Exactly reproduce the lines of the listing below from the one containing "Write the TikZ code for this diagram." through the one containing "(f1tail) at (570,296.7);". Skip the images.

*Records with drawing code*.
--*--
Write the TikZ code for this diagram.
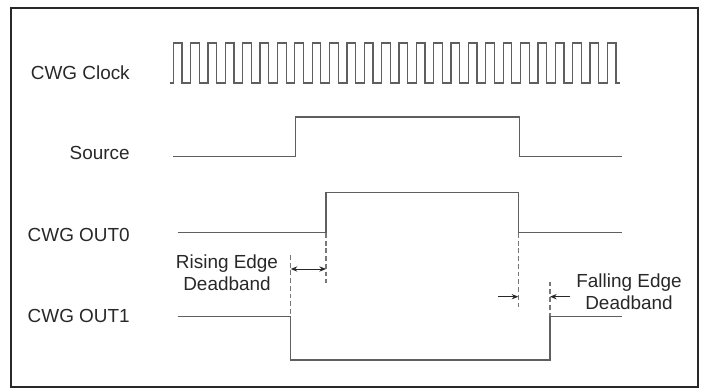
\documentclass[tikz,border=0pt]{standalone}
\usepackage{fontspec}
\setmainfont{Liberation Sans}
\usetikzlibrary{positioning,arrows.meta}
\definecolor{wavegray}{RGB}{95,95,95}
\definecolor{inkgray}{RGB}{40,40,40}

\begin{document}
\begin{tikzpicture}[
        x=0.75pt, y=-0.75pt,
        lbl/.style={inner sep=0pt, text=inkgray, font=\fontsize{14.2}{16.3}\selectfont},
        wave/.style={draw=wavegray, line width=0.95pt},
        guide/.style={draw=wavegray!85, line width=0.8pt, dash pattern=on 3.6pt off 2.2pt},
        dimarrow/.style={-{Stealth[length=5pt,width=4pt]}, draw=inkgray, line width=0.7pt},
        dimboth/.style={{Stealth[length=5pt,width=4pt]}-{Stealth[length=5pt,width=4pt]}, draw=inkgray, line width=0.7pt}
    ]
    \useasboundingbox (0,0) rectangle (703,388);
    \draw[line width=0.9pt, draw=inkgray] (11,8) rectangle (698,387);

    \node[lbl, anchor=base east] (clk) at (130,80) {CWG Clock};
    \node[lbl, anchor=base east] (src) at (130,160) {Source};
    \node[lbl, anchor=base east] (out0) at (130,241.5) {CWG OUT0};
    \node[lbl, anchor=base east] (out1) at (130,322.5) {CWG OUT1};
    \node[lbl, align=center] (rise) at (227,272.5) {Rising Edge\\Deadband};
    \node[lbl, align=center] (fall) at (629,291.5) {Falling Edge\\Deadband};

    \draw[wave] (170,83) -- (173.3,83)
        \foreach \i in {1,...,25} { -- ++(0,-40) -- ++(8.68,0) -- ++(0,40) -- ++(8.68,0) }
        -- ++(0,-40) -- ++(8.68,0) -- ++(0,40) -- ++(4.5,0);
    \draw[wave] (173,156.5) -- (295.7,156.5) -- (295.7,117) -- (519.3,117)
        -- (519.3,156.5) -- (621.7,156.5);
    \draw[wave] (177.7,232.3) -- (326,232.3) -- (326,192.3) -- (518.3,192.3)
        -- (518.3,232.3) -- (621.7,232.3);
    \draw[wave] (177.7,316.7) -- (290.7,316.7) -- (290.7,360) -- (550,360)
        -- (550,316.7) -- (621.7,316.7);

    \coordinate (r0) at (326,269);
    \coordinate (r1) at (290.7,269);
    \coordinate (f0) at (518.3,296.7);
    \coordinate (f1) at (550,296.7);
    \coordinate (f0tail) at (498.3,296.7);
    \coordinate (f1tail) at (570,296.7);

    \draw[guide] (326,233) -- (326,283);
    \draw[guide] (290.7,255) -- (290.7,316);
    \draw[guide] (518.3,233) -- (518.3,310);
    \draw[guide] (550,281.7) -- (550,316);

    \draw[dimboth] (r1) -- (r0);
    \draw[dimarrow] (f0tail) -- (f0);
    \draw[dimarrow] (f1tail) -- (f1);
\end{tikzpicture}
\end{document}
--*--
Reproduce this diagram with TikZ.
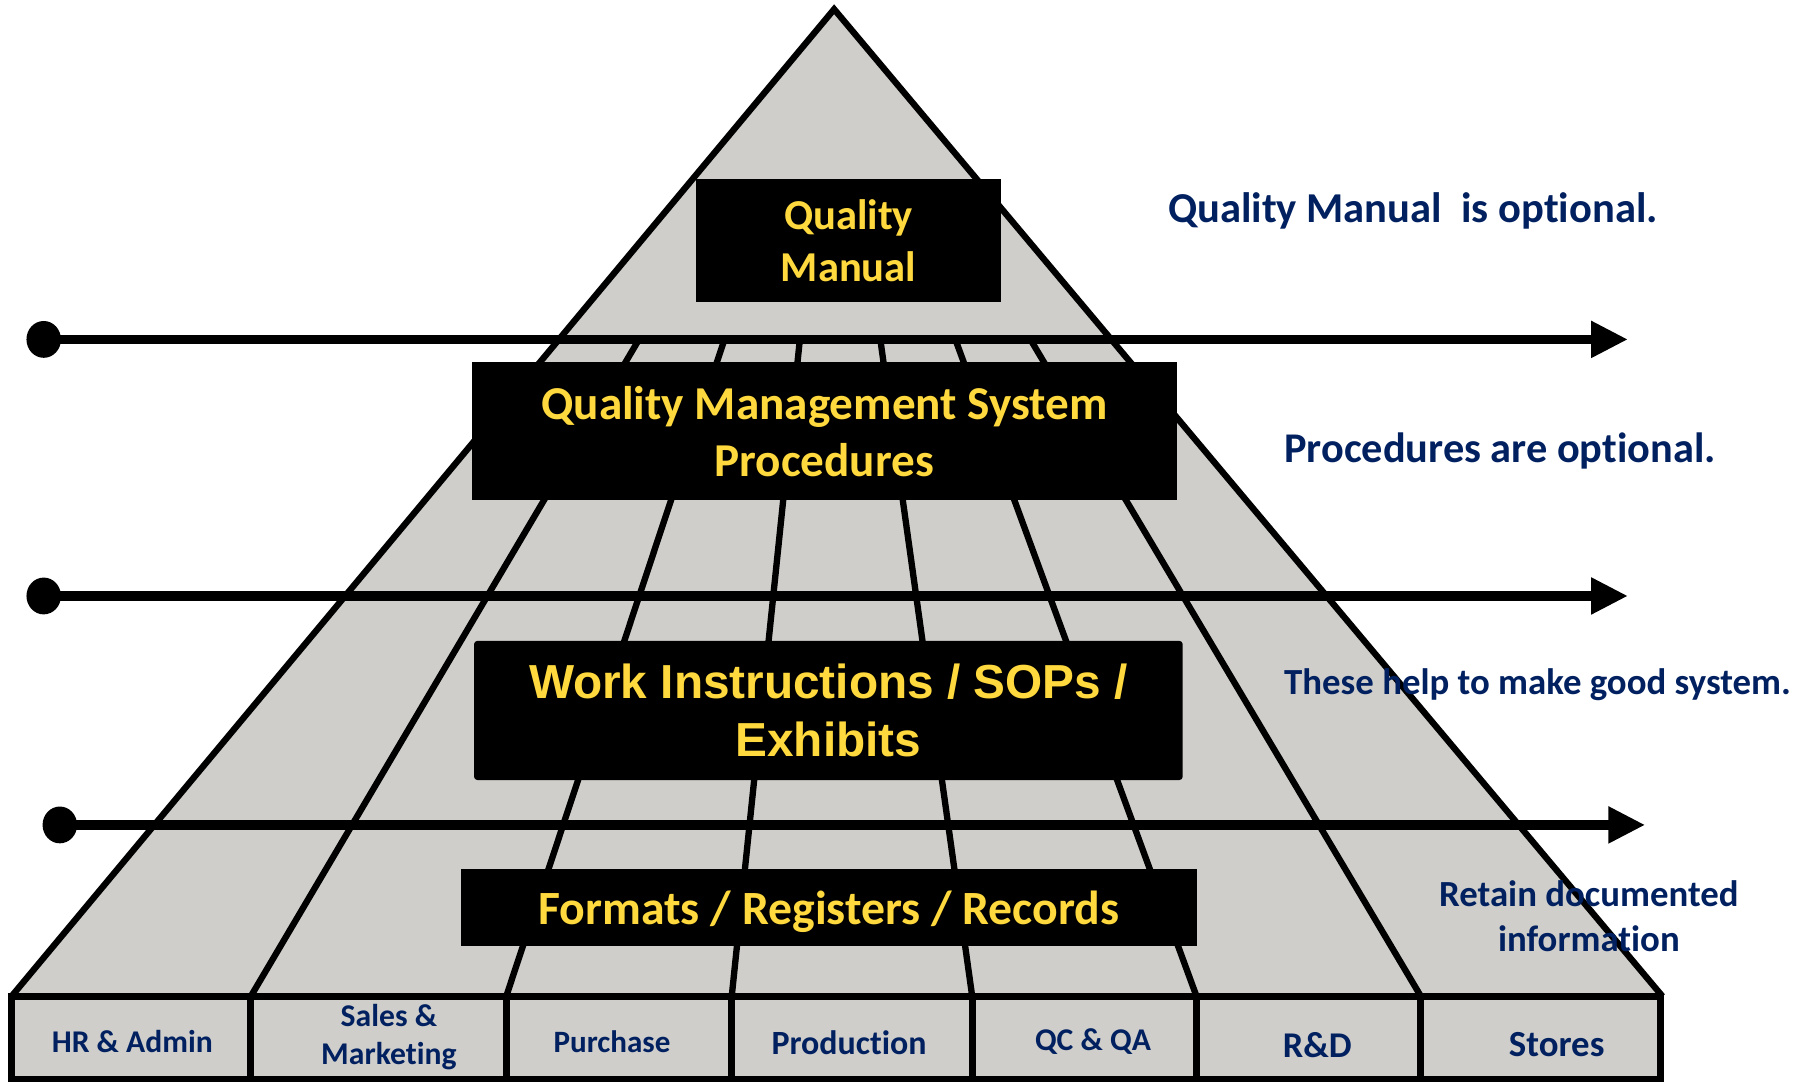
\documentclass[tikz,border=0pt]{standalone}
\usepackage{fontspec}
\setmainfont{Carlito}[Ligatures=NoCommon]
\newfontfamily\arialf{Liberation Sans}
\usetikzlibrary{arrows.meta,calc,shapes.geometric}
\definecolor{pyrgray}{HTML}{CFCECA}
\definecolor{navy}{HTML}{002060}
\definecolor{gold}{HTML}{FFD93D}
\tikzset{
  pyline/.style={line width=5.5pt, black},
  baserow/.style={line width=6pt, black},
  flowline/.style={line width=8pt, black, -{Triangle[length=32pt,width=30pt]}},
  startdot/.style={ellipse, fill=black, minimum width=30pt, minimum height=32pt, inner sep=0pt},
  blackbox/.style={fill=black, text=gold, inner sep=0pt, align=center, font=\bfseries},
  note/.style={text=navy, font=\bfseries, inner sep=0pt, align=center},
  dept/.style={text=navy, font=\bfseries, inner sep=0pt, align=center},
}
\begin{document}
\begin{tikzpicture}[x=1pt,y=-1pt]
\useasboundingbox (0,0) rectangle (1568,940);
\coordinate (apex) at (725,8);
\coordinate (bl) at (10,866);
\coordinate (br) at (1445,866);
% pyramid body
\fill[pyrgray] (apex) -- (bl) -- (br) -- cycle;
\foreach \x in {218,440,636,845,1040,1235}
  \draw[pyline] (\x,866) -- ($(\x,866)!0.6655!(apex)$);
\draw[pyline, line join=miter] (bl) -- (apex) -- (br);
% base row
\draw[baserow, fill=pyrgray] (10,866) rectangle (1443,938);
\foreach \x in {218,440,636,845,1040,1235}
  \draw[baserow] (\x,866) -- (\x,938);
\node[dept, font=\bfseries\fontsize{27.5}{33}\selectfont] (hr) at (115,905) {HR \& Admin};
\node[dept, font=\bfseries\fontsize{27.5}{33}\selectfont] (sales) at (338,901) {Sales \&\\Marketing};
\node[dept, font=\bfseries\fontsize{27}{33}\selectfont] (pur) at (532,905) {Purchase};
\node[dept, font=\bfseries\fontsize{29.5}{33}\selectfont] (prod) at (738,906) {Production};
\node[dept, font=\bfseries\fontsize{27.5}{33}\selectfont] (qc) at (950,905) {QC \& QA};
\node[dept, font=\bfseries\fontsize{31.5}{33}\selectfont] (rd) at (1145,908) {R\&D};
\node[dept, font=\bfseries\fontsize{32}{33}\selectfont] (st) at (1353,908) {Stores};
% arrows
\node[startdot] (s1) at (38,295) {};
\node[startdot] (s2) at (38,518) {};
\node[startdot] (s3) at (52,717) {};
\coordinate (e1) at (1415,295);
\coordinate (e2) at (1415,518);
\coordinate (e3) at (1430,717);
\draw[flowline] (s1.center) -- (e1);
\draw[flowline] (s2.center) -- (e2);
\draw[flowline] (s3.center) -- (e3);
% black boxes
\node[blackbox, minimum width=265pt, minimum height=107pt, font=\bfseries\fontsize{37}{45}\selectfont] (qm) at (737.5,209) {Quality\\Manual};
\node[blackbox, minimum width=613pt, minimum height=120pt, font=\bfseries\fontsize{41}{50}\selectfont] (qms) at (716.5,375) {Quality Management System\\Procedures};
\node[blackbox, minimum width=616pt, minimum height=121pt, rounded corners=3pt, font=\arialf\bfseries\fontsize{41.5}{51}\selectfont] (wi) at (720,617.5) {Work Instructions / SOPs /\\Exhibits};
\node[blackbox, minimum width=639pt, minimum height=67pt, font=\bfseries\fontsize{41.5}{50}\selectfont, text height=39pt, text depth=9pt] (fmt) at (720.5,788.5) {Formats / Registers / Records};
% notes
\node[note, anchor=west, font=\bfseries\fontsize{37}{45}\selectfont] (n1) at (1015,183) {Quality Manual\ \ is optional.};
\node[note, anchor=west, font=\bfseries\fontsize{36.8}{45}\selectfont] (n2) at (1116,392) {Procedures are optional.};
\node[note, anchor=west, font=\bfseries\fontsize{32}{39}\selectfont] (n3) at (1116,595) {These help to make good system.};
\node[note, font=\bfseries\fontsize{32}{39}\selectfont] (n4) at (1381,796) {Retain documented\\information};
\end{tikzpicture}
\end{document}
--*--
*Final result*.
Write the TikZ code for this diagram.
\documentclass[tikz,border=0pt]{standalone}
\usepackage{fontspec}
\setmainfont{Liberation Sans}
\usetikzlibrary{positioning,arrows.meta}
\definecolor{wavegray}{RGB}{95,95,95}
\definecolor{inkgray}{RGB}{40,40,40}

\begin{document}
\begin{tikzpicture}[
        x=0.75pt, y=-0.75pt,
        lbl/.style={inner sep=0pt, text=inkgray, font=\fontsize{14.2}{16.3}\selectfont},
        wave/.style={draw=wavegray, line width=0.95pt},
        guide/.style={draw=wavegray!85, line width=0.8pt, dash pattern=on 3.6pt off 2.2pt},
        dimarrow/.style={-{Stealth[length=5pt,width=4pt]}, draw=inkgray, line width=0.7pt},
        dimboth/.style={{Stealth[length=5pt,width=4pt]}-{Stealth[length=5pt,width=4pt]}, draw=inkgray, line width=0.7pt}
    ]
    \useasboundingbox (0,0) rectangle (703,388);
    \draw[line width=0.9pt, draw=inkgray] (11,8) rectangle (698,387);

    \node[lbl, anchor=base east] (clk) at (130,80) {CWG Clock};
    \node[lbl, anchor=base east] (src) at (130,160) {Source};
    \node[lbl, anchor=base east] (out0) at (130,241.5) {CWG OUT0};
    \node[lbl, anchor=base east] (out1) at (130,322.5) {CWG OUT1};
    \node[lbl, align=center] (rise) at (227,272.5) {Rising Edge\\Deadband};
    \node[lbl, align=center] (fall) at (629,291.5) {Falling Edge\\Deadband};

    \draw[wave] (170,83) -- (173.3,83)
        \foreach \i in {1,...,25} { -- ++(0,-40) -- ++(8.68,0) -- ++(0,40) -- ++(8.68,0) }
        -- ++(0,-40) -- ++(8.68,0) -- ++(0,40) -- ++(4.5,0);
    \draw[wave] (173,156.5) -- (295.7,156.5) -- (295.7,117) -- (519.3,117)
        -- (519.3,156.5) -- (621.7,156.5);
    \draw[wave] (177.7,232.3) -- (326,232.3) -- (326,192.3) -- (518.3,192.3)
        -- (518.3,232.3) -- (621.7,232.3);
    \draw[wave] (177.7,316.7) -- (290.7,316.7) -- (290.7,360) -- (550,360)
        -- (550,316.7) -- (621.7,316.7);

    \coordinate (r0) at (326,269);
    \coordinate (r1) at (290.7,269);
    \coordinate (f0) at (518.3,296.7);
    \coordinate (f1) at (550,296.7);
    \coordinate (f0tail) at (498.3,296.7);
    \coordinate (f1tail) at (570,296.7);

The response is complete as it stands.